Saturday, January 2, 2010

It's our monthiversary! Part VI

Half a year baby! Luki is turning into an old man. Look! He's even grown a mustache:



It's been a rough month for all of us around here, including Luki. We've been trying to come to terms with my dad's death and that's thrown his routine a little bit of of whack. Sometimes he sleeps at home, sometimes at grandma's. Sometimes he gets a bath, sometimes he doesn't. Sometimes he eats solids, other times it's just boob. Add to that the holidays, the barrage of people coming in and out to give their condolences, and his very first cold, and you've got yourself the recipe for a very confused and cranky baby.

But Luki is no quitter. So, despite the hectic schedule, he's managed to teach himself a couple of new tricks. He can now sit unsupported! Except when I try to show off to someone that he can sit unsupported. Then, he always manages to topple over, hit his head, and make me look like a terrible mother who puts her kid in danger for the sake of making a good impression. Must be payback for telling the Internet about his penis.

And for his second antic, he gets on all fours and scoots his body back and forth, as if revving up his engines to zoom into month seven. I hope when he gets there, he finds a little more order, tranquility, and better spirits.

1 comment:

  1. Hello Ailen,
    I just wanted to tell you that you are on my mind often and in my heart daily. I am so saddened by your loss and cannot help but pray that soon your smile will come back to stay and that your heart will begin to understand what has happened. I truly believe, without having gone through anything similar, that one day your heart will heal and be better for it. I know admitting that I haven't been there puts me at a disadvantage trying to reach out to you, but I keep hearing "messages" around me that I feel God will put out for me to hear again when "it's my turn". Like you, I absolutely ADORE my father. Unlike you, my father's vice is not Starbuck's, and I fear it will take him away soon. He is not as exemplary as yours and most unfortunate is that he does not love the Lord like Ulises did. During your father's service, and after, thoughts of life and death have inundated my head: a) of all the the things I could accomplish in this life, not one matters most than living a life that reflects God, b) my father's funeral will not include anyone who can testify to his love for our God, c) who cares if I never this or that or always this or that if I didn't show God's love to my children and husband?
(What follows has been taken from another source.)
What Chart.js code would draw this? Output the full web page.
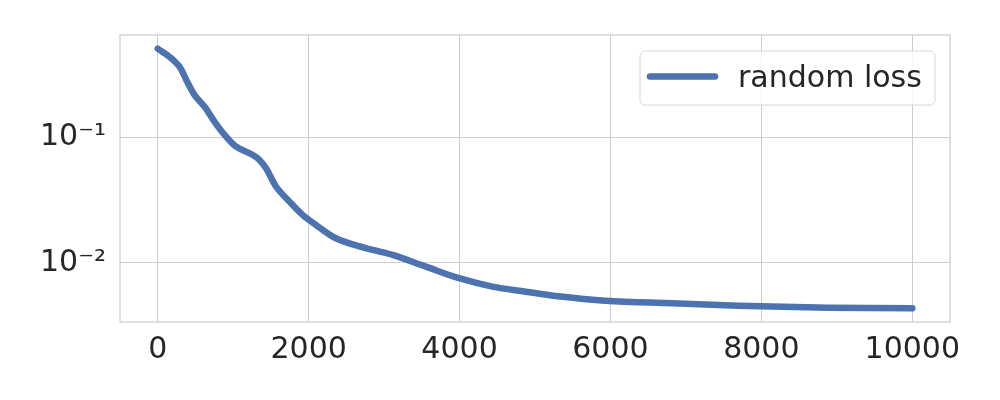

Because the best we can be is God's children, and that alone will carry you on. It will make you, like your father was, a better husband and father and grandfather and friend and brother and ....

    Just New Year's Eve, as I drove to a friend's house desperately seeking tamales to eat, I thought of you when I heard this in a song on the radio: "I will lift my eyes to the maker of the mountains I can't climb, I will lift my eyes to the caller of the ocean's raging waters, I will lift my eyes to the healer of the hurt I hold inside, I will lift me eyes ... lift my eyes ... to You."